Anger with the ANC

2019-04-01 12:49

The first time I visited Freedom Park in Pretoria was in the year 2009. Until this day I remember very well how I felt that day. I had mixed emotions about the history of our country. The hurt of what black South Africans have been through, the selfless sacrifices and courage of our forefathers the freedom fighters, and the question of my role to better our nation for the next generation. I always knew that there was apartheid but that day I got a clear understanding and first hand experience of what really happened in our country. I guess that was the exact objective that the late President Mandela wanted Freedom Park to achieve in every young person. To know where we come from so that we may not take our freedom for granted. 
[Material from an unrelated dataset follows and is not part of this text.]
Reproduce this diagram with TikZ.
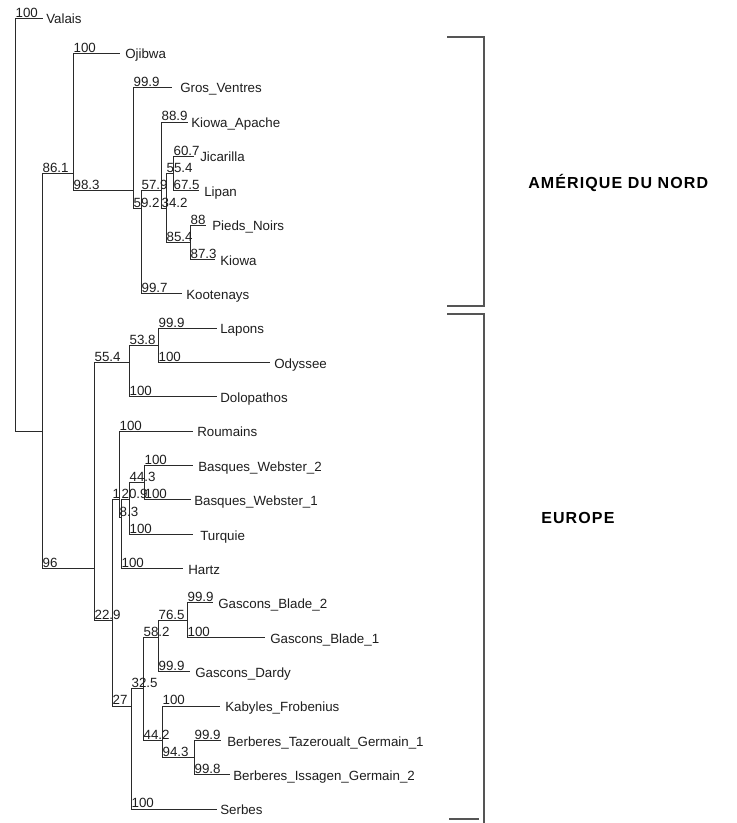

That day I had a very strong feeling about our ANC. I was proud of what it stood for, and at that point I didn't know if I would want to be involved in politics or not but I definitely knew that if I were to decide to join politics in the future, without any doubt I would proudly join the ANC. Tell me who wouldn't want to be part of such a great political legacy? Which black child wouldn't want to protect and continue with what our leaders stood for? I knew that one day, I will have something to give to this beautiful and blessed nation. I knew that I must contribute by passing the gift of freedom to the next generation, and It all started with understanding what the ANC did for us as a nation. 

Amongst countless mistakes done by the ANC, their main mistake was allowing power and greediness to stop them from politically empowering the youth, the next generation. The ANC has failed to invest in young black South Africans to lead the party, and the nation to greater heights post apartheid and that has been a very costly mistake. Everyone knows that "he who fails to empower the youth, has failed to empower his future."

The ANC has failed to selflessly involve the youth into political leadership, with the intention of grooming them to take over the leadership. For instance let us consider the political journey of honourable Julius Malema, all the years he spent devouted in learning and serving the ANC, how he vehemently spoke out against anyone who went against it and all his committed service to it. He was considered a prominent and substantial member of the party until the day he matured to his own ideologies that could have greatly contributed to the ANC's legacy. It was at that instance that the ANC thought he is no longer good enough for them, the mistake that cost them dearly until this day. No one can suppress the true sons of the soil, who believe in themselves. We learned from the best, we learned from them,  they refused the apartheid government to suppress them, what makes them think we will tolerate that from them? As it's said: "an apple doesn't fall far from the tree."

Today many black South Africans have mixed emotions about the ANC they so cherished and loved back then. It's a battle in their minds between the good achievements of the past and today's heavy dissapontments. Wheather we agree or not, the future has to and will always be better than the past, we can't stay loyal to the past if it will compromise our future. It might be late, but it's not yet too late, it's not yet over.

The ANC can still fix things, the first step is to acknowledge faults and failures, because arrogance knows no success. Secondly,  bring young blood on board;  young, intelligent leaders who will bring forth solutions to racial issues, unemployment, state enterprises, health care and security. I humbly request his Excellency President Ramaphosa to save the ANC from itself. To create a political system that will easily allow the youth not only to be state beneficiaries but state builders. Mr President, you will be greatly surprised in what we can offer. Let the youth be involved in building a nation they will be proud of tomorrow!  

If the ANC allows pride to impede them from owning their faults, and rectify them. Then they will pay the ultimate price of losing what they fought, bled and died for, our priceless and hard earned freedom. I strongly believe that many South Africans still love the ANC, just like me but they are currently angry with it, and anger will lead our people into making decisions they will regret in the future. The ANC's legacy is too strong, and let us keep it alive forever.

I quote Chief Albert Luthuli: "We have no intention whatsoever of abandoning our divine right, of ourselves determining our destiny according to the holy and perfect plan of our Creator."